Рамзай был «физиком поневоле». «Химиком поневоле» был Резерфорд. Этой двойственности требовала от них сама радиоактивность. Но тут-то и скрывался источник их взаимного скептицизма. Сэр Вильям относился в те годы к Резерфорду-химику с покровительственной снисходительностью, как старший к младшему, как богомаз к маляру. С привкусом благодушного поучительства он позволял себе давать Резерфорду элементарные лабораторные советы. А у Резерфорда для химических дел были химики — он самообольщениями не страдал. И тон рамзаевских писем не мог не бесить его.
Через полвека с лишним, в 1961 году, на праздновании пятидесятилетнего юбилея открытия атомного ядра манчестерский ветеран Эрнст Марсден решился сказать, что рамзаевское отношение к Резерфорду было «непростительным грехом». (Не нужно удивляться слову «решился». Ученые соблюдают пафос дистанции — ждут, пока действующие лица и пристрастные зрители покинут зал, и только тогда роняют слово критической правды о великих своих современниках.)

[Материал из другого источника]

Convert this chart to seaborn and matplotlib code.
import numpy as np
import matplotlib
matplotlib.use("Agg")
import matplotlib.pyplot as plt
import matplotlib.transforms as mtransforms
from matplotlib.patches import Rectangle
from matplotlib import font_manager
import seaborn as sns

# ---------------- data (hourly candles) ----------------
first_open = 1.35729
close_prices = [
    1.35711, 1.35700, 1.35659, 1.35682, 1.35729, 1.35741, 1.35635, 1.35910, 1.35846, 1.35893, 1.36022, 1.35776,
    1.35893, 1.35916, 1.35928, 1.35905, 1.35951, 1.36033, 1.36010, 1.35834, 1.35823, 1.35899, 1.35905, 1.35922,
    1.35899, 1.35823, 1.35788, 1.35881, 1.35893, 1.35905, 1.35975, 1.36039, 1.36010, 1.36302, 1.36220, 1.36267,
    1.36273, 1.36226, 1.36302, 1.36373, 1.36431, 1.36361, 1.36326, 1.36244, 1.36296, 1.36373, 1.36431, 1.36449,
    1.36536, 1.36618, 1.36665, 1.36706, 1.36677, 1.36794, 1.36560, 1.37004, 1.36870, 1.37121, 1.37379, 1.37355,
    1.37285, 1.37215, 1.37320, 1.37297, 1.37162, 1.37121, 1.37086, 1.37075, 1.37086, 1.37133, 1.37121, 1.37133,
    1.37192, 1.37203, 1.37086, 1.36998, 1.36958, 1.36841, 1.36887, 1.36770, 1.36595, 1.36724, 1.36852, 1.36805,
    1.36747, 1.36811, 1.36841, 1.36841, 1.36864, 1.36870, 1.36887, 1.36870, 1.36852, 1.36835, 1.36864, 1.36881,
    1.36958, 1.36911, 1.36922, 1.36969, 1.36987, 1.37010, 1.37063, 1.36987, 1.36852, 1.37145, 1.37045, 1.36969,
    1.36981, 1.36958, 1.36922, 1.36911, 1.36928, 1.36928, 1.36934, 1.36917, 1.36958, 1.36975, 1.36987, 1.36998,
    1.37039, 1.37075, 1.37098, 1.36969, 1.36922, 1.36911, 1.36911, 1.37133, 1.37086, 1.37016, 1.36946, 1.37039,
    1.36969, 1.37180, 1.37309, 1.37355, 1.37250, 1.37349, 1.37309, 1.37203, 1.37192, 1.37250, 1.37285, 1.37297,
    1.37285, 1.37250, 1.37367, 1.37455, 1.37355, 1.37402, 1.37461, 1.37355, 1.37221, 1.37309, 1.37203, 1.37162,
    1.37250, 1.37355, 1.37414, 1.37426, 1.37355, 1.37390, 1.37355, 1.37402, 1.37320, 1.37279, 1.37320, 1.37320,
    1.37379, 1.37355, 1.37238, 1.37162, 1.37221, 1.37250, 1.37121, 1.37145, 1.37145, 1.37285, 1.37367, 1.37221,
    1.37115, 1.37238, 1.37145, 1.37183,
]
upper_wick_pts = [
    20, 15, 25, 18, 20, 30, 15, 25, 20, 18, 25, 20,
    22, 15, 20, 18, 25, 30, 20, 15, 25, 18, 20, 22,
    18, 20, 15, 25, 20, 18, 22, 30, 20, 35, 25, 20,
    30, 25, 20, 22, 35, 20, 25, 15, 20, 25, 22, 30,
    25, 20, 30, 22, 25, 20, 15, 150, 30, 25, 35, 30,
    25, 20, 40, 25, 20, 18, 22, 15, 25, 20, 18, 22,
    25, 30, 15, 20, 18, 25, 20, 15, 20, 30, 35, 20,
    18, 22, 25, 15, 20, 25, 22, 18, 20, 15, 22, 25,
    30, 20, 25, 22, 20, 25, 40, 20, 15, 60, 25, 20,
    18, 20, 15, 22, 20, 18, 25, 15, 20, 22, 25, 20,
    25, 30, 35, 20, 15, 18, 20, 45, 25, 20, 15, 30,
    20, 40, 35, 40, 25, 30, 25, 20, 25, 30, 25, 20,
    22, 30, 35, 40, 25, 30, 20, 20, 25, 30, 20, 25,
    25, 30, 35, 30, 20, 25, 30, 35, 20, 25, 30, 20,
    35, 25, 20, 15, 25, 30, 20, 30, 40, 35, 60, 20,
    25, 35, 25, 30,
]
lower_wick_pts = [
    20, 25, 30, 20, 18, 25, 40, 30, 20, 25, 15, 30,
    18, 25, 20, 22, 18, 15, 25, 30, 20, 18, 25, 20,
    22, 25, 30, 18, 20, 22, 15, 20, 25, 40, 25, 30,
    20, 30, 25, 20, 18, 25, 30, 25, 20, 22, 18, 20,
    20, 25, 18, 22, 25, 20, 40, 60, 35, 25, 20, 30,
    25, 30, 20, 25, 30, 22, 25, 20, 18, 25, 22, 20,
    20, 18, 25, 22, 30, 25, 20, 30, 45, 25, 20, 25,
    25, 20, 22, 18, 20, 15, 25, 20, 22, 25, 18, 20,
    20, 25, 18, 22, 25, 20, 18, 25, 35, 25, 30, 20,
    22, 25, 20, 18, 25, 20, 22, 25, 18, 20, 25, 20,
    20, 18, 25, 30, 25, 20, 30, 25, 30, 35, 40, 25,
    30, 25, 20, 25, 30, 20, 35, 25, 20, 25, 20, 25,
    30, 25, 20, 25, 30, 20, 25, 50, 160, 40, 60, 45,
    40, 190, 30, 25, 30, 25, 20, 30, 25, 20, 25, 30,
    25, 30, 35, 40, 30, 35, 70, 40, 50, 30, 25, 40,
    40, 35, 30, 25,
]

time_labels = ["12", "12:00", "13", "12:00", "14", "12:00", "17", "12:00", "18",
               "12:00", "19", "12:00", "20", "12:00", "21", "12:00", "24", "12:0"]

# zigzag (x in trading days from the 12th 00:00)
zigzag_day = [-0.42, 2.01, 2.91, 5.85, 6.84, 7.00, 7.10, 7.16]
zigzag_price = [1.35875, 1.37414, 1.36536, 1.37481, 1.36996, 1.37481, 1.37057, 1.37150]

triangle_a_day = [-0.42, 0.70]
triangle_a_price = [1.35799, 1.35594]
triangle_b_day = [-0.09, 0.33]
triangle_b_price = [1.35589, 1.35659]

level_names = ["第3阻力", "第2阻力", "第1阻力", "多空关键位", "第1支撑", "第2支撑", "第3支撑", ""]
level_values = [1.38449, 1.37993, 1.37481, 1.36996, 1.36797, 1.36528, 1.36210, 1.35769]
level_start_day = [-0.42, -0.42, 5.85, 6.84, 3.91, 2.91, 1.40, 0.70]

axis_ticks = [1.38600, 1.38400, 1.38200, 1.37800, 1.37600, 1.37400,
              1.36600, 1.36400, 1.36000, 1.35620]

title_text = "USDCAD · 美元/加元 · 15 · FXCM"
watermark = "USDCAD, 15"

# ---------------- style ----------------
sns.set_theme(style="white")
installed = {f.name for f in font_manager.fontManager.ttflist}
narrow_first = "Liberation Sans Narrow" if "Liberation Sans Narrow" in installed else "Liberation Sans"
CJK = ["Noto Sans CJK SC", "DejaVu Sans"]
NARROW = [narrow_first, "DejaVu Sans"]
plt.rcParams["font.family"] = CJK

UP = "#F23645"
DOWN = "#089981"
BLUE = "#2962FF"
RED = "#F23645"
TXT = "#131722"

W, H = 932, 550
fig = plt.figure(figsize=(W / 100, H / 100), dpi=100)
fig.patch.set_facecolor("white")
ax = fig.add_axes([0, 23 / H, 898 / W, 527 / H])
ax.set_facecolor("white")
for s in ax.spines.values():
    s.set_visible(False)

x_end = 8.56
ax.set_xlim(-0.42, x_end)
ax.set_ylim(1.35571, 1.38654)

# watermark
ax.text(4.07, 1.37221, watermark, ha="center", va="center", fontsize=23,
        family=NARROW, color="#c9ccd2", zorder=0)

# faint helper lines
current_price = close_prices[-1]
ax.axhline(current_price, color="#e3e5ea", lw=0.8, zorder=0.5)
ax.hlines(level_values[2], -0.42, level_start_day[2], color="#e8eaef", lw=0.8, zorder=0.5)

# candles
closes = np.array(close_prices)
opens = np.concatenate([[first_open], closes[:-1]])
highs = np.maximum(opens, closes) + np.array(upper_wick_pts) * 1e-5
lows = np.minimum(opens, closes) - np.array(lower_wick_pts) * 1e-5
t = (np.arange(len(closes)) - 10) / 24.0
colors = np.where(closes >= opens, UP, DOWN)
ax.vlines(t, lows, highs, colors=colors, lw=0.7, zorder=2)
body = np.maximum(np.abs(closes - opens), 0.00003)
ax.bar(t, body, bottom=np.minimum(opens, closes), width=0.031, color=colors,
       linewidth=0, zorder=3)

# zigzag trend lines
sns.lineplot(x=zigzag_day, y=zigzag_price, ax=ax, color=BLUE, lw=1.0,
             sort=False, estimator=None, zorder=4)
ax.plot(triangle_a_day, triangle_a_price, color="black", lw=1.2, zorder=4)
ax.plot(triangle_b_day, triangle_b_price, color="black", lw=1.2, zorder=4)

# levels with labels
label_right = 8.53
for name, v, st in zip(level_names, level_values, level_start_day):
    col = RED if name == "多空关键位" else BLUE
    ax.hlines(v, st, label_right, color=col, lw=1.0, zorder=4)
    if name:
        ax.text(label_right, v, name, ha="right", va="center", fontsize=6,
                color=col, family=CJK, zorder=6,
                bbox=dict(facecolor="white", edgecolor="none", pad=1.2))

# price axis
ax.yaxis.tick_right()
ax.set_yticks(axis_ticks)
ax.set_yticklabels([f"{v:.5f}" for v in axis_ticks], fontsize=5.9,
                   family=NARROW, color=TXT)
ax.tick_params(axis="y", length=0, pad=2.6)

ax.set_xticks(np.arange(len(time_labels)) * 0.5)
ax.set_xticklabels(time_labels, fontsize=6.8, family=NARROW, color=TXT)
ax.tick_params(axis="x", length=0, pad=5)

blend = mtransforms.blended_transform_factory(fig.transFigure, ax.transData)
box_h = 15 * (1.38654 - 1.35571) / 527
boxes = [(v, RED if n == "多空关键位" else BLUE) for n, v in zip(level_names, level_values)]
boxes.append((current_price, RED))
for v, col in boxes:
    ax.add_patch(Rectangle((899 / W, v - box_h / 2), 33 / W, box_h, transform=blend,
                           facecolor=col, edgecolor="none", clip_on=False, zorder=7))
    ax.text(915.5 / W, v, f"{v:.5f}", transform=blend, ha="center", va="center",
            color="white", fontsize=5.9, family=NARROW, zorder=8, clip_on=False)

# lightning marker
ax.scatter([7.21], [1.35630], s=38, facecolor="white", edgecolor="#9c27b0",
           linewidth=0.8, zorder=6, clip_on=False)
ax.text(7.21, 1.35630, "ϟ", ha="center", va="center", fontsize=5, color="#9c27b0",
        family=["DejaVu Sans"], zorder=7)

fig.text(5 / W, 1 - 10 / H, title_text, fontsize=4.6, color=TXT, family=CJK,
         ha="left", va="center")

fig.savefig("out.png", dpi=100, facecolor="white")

А лежал ли и на Резерфорде непростительный грех? Конечно, для Рамзая не было тайной ироническое отношение новозеландца к его открытиям. Резерфорда извиняло лишь то, что эти открытия и на самом деле были вздорными.
Однако ясно, что соглашение между ними не могло состояться. Оно и не состоялось. Венская академия очень скоро узнала об этом. Но исполненная почтения к обоим, вмешиваться в их конфликт не стала. Она удвоила заем. 1 января 1908 года Резерфорд получил из Вены в полное свое распоряжение 400 миллиграммов хлорида радия! Они-то, эти нежданные 400 миллиграммов, и сослужили беспримерную службу атомной и ядерной физике.

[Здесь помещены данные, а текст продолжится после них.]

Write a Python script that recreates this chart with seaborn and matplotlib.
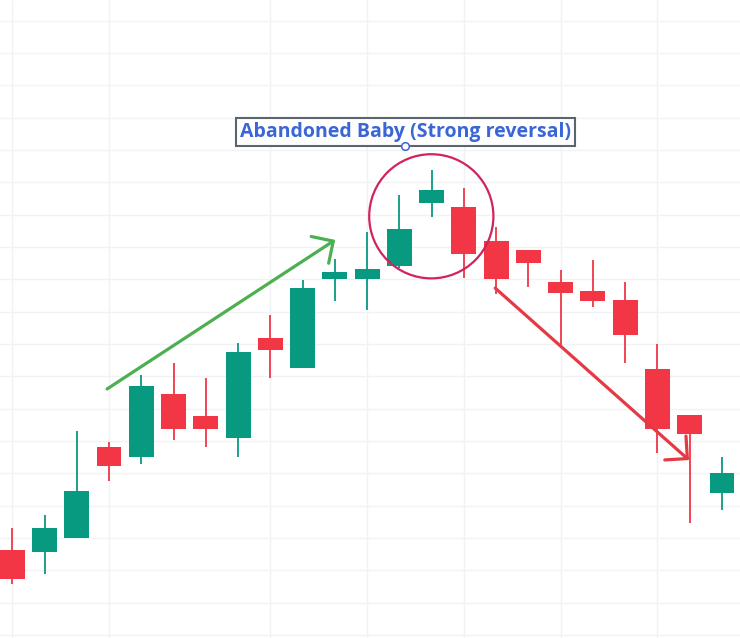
import matplotlib
matplotlib.use("Agg")
import matplotlib.pyplot as plt
import seaborn as sns
import numpy as np
import pandas as pd
from matplotlib.patches import Ellipse, FancyArrowPatch

# ---- data ----
opens  = [126.3, 125.8, 130.1, 158.2, 155.1, 174.5, 167.7, 161.0, 191.9, 182.7, 210.2, 210.2,
          214.2, 233.7, 232.4, 221.9, 219.1, 209.2, 206.4, 203.6, 182.3, 168.0, 144.0]
highs  = [133.1, 137.1, 163.1, 159.6, 180.3, 184.1, 179.5, 190.3, 199.0, 209.8, 216.2, 224.7,
          236.1, 243.8, 238.3, 226.2, 219.1, 212.9, 216.0, 209.2, 189.9, 168.0, 155.0]
lows   = [115.9, 119.0, 129.9, 147.7, 152.8, 160.4, 158.2, 155.1, 179.6, 182.5, 203.4, 200.5,
          213.5, 229.4, 210.5, 205.4, 207.7, 189.7, 201.5, 184.2, 156.4, 134.5, 138.6]
closes = [117.4, 133.0, 144.5, 152.4, 177.0, 163.8, 163.8, 187.5, 188.2, 207.2, 212.3, 213.1,
          225.6, 237.6, 217.9, 210.2, 215.0, 205.7, 203.4, 192.9, 163.7, 162.1, 150.0]
vgrid_idx = [0, 3, 8, 11, 14, 17, 20]
label_text = "Abandoned Baby (Strong reversal)"

df = pd.DataFrame({"open": opens, "high": highs, "low": lows, "close": closes})
df["idx"] = np.arange(len(df))

UP = "#089981"
DOWN = "#f23645"

sns.set_theme(style="white")
plt.rcParams['font.family'] = ['Open Sans', 'DejaVu Sans']

fig = plt.figure(figsize=(7.40, 6.38), dpi=100)
ax = fig.add_axes([0, 0, 1, 1])
ax.set_facecolor("white")

# grid
for g in vgrid_idx:
    ax.axvline(g, color="#f1f2f5", lw=1.0, zorder=0)
for yv in np.arange(100, 300, 10):
    ax.axhline(yv, color="#f1f2f5", lw=1.0, zorder=0)

colors = [UP if c >= o else DOWN for o, c in zip(df["open"], df["close"])]
ax.vlines(df["idx"], df["low"], df["high"], colors=colors, lw=1.3, zorder=2)
bottoms = np.minimum(df["open"], df["close"])
heights = np.abs(df["close"] - df["open"])
ax.bar(df["idx"], heights, bottom=bottoms, width=0.77, color=colors, zorder=3, linewidth=0)

ax.set_xlim(-0.381, 22.56)
ax.set_ylim(99.07, 296.4)
ax.set_xticks([]); ax.set_yticks([])
for s in ax.spines.values():
    s.set_visible(False)

# annotations
circ = Ellipse((12.99, 229.5), width=3.85, height=38.4, fill=False,
               edgecolor="#d0245a", lw=1.6, zorder=5)
ax.add_patch(circ)

ga = FancyArrowPatch((2.94, 176.1), (10.01, 222.2),
                     arrowstyle="->,head_length=1.15,head_width=1.15",
                     mutation_scale=10, color="#4caf50", lw=2.3, zorder=6,
                     shrinkA=0, shrinkB=0)
ax.add_patch(ga)
ra = FancyArrowPatch((14.97, 207.3), (20.98, 154.1),
                     arrowstyle="->,head_length=1.15,head_width=1.15",
                     mutation_scale=10, color="#e53945", lw=2.3, zorder=6,
                     shrinkA=0, shrinkB=0)
ax.add_patch(ra)

ax.text(12.18, 255.6, label_text, ha="center", va="center", fontsize=14,
        fontweight="bold", color="#3b66d6", zorder=7,
        bbox=dict(boxstyle="square,pad=0.2", facecolor="white",
                  edgecolor="#5b6470", linewidth=1.5))
ax.plot([12.18], [251.3], marker="o", markersize=5.5, mfc="white",
        mec="#3b66d6", mew=1.1, zorder=8)

fig.savefig("out.png", dpi=100)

Ни Резерфорд, ни венцы, к благу своему, не знали, что в маленькую эту историю со временем еще вмешается История с большой буквы — вражда государств, мировая война, алчность победителей и драма побежденных.

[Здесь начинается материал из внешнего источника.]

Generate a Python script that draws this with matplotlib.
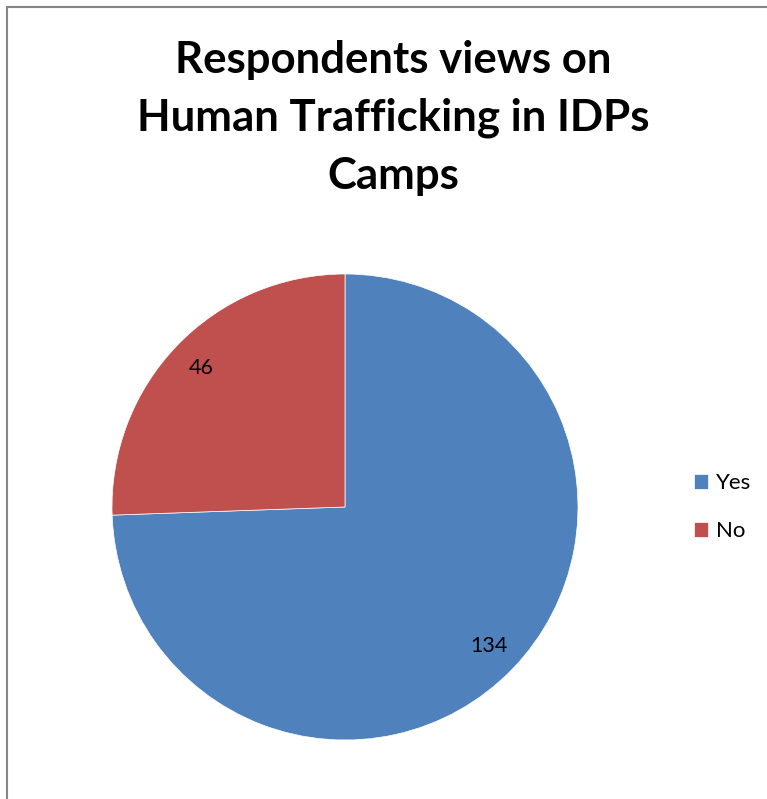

Остается повторить как присказку: вот так начались счастливые дни Манчестера.
4
И все-таки они начались для Резерфорда счастливо. В конце концов и территориальный конфликт с химиками и конфликт с Рамзаем были всего лишь неприятными эпизодами в прологе. Но даже пролога не могли они всерьез омрачить. Другая чаша весов была куда тяжелее. И среди прочих отрад лежала на этой чаше искреннейшая готовность всей ученой Англии дружелюбными акциями показать ему свою радость по поводу его возвращения из-за океана.
Теперь все было близко — Лондон и Королевское общество, Кембридж и Кавендишевская лаборатория… Легко доступными стали — на случай спора или совета — желанные встречи с высокими коллегами, Дж. Дж. и Рэлей-старший, Си-Ти-Ар и Рэлей-младший, Оливер Лодж и Вильям Крукс, Таунсенд и Лармор… — все были рядом, в пределах быстрой досягаемости. И даже великий старик — лорд Кельвин, доживавший последние месяцы своей громадной жизни, неизменно готов был подстегнуть пророка новой атомистики решительным несогласием или вдохновить решительным одобрением… Вечера в Барлингтон-хаузе — столичной резиденции Королевского общества, свидания с кавендишевцами на Фри Скул лэйн, приемы в Лестере — в дни конгресса Би-Эй… — всюду его приветствовали как блудного сына, вернувшегося, наконец, домой… И словно для того, чтобы окончательно удостоверить его бесспорную причастность к элите британской культуры, старый лондонский клуб «Атенеум» — клуб знаменитостей — избрал новозеландца своим членом. И едва он появился там, как сделался центром внимания других знаменитостей. Всем было интересно, что среди них, видных писателей, художников, общественных деятелей, оказался лидер самой современной и таинственной области физики — атомной! И вдвойне интересно было убедиться, что этот лидер — тридцатишестилетний атлет совсем неакадемической наружности… После того как Артур Шустер однажды представил его японскому министру просвещения барону Кикучи, тот осведомился: «Я полагаю, что Резерфорд, с которым вы меня познакомили, это сын прославленного профессора Резерфорда?»
Но, как и в годы Монреаля, не эта праздничная сторона существования делала счастливой манчестерскую жизнь «прославленного профессора Резерфорда». И даже радости отцовства лишь усиливали, но не определяли счастливость тех лет. И мир в семье — тоже.
Впрочем, надо, по-видимому, условиться об определениях.
Чехов написал однажды: «Если бы я целый день работал, то был бы доволен и счастлив». Он сказал это за всех великих тружеников искусства-науки. (В мире культуры искусство-наука нечто нерасторжимое, как пространство-время или энергия-масса в мире природы.)